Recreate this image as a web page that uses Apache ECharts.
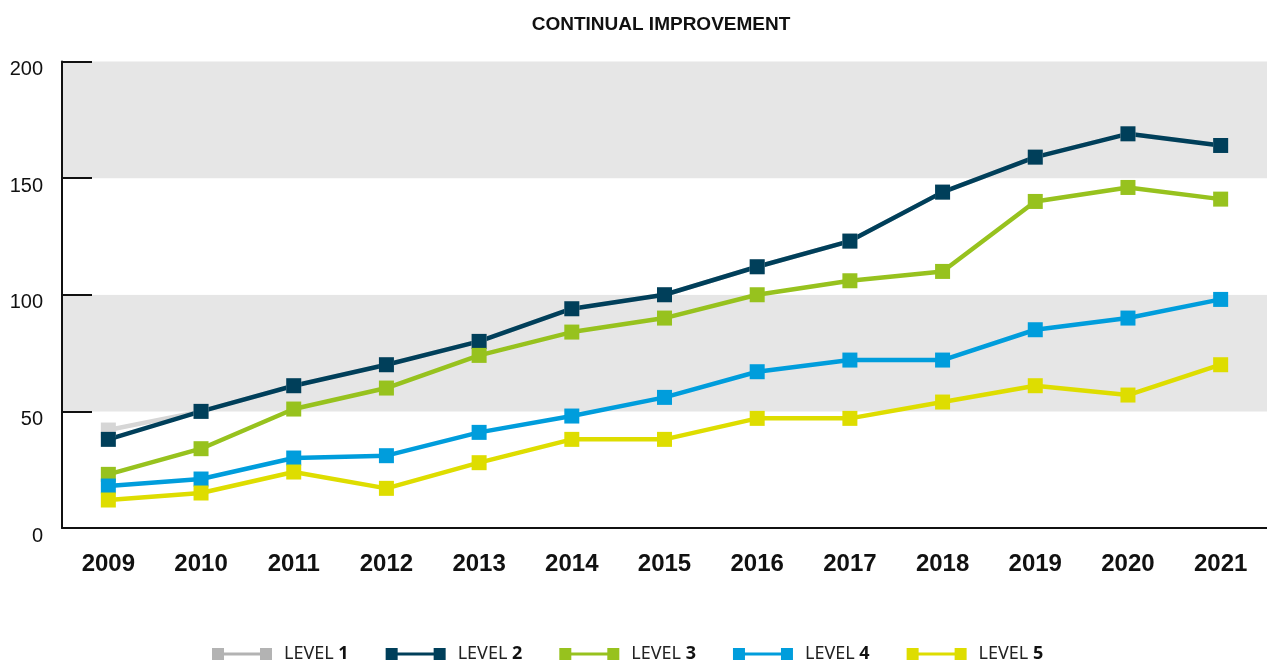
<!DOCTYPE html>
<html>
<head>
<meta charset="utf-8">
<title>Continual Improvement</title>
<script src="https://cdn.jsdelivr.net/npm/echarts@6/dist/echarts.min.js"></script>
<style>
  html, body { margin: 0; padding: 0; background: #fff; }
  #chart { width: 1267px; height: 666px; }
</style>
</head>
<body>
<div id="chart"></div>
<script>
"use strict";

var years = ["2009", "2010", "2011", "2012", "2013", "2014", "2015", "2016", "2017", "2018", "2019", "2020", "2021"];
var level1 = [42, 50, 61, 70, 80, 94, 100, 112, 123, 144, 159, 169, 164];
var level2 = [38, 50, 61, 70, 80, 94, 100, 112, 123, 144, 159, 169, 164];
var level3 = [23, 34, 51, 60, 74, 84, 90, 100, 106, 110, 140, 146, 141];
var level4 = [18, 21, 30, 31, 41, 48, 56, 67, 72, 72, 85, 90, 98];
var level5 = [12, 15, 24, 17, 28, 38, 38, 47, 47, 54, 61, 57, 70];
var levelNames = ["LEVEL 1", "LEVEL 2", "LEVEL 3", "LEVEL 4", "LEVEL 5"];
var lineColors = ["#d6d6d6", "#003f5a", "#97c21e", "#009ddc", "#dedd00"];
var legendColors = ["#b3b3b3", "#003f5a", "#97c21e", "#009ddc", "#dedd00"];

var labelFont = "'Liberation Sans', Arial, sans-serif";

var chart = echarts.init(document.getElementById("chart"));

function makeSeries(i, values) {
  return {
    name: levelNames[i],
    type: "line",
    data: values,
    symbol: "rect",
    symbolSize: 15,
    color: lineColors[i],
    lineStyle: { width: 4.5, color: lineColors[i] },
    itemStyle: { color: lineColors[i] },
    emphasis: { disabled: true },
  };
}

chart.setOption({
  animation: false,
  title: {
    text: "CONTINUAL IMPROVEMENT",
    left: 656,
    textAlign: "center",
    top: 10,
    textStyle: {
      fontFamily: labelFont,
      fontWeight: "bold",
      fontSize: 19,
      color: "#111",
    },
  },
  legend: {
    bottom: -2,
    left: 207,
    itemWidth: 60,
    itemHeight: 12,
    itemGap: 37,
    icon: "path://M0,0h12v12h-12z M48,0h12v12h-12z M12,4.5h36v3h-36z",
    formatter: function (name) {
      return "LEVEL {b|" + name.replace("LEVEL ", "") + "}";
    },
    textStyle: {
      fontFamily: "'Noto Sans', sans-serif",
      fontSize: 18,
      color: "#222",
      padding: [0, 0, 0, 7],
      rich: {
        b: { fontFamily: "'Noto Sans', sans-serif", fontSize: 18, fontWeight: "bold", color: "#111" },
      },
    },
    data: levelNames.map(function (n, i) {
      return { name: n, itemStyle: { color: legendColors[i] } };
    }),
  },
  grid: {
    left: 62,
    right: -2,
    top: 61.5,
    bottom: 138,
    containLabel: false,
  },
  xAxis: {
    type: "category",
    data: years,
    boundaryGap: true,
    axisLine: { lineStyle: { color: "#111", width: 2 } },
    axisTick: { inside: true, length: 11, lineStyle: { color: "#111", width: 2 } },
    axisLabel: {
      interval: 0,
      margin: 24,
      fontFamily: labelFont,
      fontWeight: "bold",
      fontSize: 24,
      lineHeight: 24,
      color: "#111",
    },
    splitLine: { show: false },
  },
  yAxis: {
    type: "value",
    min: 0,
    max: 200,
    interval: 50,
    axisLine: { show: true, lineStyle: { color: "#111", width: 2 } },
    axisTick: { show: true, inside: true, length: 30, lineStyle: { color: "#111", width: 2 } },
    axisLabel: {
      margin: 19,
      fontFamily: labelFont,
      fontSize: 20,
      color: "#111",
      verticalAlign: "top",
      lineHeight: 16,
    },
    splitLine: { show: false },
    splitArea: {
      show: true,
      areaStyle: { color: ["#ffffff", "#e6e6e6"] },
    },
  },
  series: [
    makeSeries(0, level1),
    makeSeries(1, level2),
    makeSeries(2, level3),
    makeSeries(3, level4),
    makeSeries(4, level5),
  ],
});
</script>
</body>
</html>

---*---

> _What is being asked_
Omit every picture while copying the listing above exactly.

> _Task output_
Recreate this image as a web page that uses Apache ECharts.
<!DOCTYPE html>
<html>
<head>
<meta charset="utf-8">
<title>Continual Improvement</title>
<script src="https://cdn.jsdelivr.net/npm/echarts@6/dist/echarts.min.js"></script>
<style>
  html, body { margin: 0; padding: 0; background: #fff; }
  #chart { width: 1267px; height: 666px; }
</style>
</head>
<body>
<div id="chart"></div>
<script>
"use strict";

var years = ["2009", "2010", "2011", "2012", "2013", "2014", "2015", "2016", "2017", "2018", "2019", "2020", "2021"];
var level1 = [42, 50, 61, 70, 80, 94, 100, 112, 123, 144, 159, 169, 164];
var level2 = [38, 50, 61, 70, 80, 94, 100, 112, 123, 144, 159, 169, 164];
var level3 = [23, 34, 51, 60, 74, 84, 90, 100, 106, 110, 140, 146, 141];
var level4 = [18, 21, 30, 31, 41, 48, 56, 67, 72, 72, 85, 90, 98];
var level5 = [12, 15, 24, 17, 28, 38, 38, 47, 47, 54, 61, 57, 70];
var levelNames = ["LEVEL 1", "LEVEL 2", "LEVEL 3", "LEVEL 4", "LEVEL 5"];
var lineColors = ["#d6d6d6", "#003f5a", "#97c21e", "#009ddc", "#dedd00"];
var legendColors = ["#b3b3b3", "#003f5a", "#97c21e", "#009ddc", "#dedd00"];

var labelFont = "'Liberation Sans', Arial, sans-serif";

var chart = echarts.init(document.getElementById("chart"));

function makeSeries(i, values) {
  return {
    name: levelNames[i],
    type: "line",
    data: values,
    symbol: "rect",
    symbolSize: 15,
    color: lineColors[i],
    lineStyle: { width: 4.5, color: lineColors[i] },
    itemStyle: { color: lineColors[i] },
    emphasis: { disabled: true },
  };
}

chart.setOption({
  animation: false,
  title: {
    text: "CONTINUAL IMPROVEMENT",
    left: 656,
    textAlign: "center",
    top: 10,
    textStyle: {
      fontFamily: labelFont,
      fontWeight: "bold",
      fontSize: 19,
      color: "#111",
    },
  },
  legend: {
    bottom: -2,
    left: 207,
    itemWidth: 60,
    itemHeight: 12,
    itemGap: 37,
    icon: "path://M0,0h12v12h-12z M48,0h12v12h-12z M12,4.5h36v3h-36z",
    formatter: function (name) {
      return "LEVEL {b|" + name.replace("LEVEL ", "") + "}";
    },
    textStyle: {
      fontFamily: "'Noto Sans', sans-serif",
      fontSize: 18,
      color: "#222",
      padding: [0, 0, 0, 7],
      rich: {
        b: { fontFamily: "'Noto Sans', sans-serif", fontSize: 18, fontWeight: "bold", color: "#111" },
      },
    },
    data: levelNames.map(function (n, i) {
      return { name: n, itemStyle: { color: legendColors[i] } };
    }),
  },
  grid: {
    left: 62,
    right: -2,
    top: 61.5,
    bottom: 138,
    containLabel: false,
  },
  xAxis: {
    type: "category",
    data: years,
    boundaryGap: true,
    axisLine: { lineStyle: { color: "#111", width: 2 } },
    axisTick: { inside: true, length: 11, lineStyle: { color: "#111", width: 2 } },
    axisLabel: {
      interval: 0,
      margin: 24,
      fontFamily: labelFont,
      fontWeight: "bold",
      fontSize: 24,
      lineHeight: 24,
      color: "#111",
    },
    splitLine: { show: false },
  },
  yAxis: {
    type: "value",
    min: 0,
    max: 200,
    interval: 50,
    axisLine: { show: true, lineStyle: { color: "#111", width: 2 } },
    axisTick: { show: true, inside: true, length: 30, lineStyle: { color: "#111", width: 2 } },
    axisLabel: {
      margin: 19,
      fontFamily: labelFont,
      fontSize: 20,
      color: "#111",
      verticalAlign: "top",
      lineHeight: 16,
    },
    splitLine: { show: false },
    splitArea: {
      show: true,
      areaStyle: { color: ["#ffffff", "#e6e6e6"] },
    },
  },
  series: [
    makeSeries(0, level1),
    makeSeries(1, level2),
    makeSeries(2, level3),
    makeSeries(3, level4),
    makeSeries(4, level5),
  ],
});
</script>
</body>
</html>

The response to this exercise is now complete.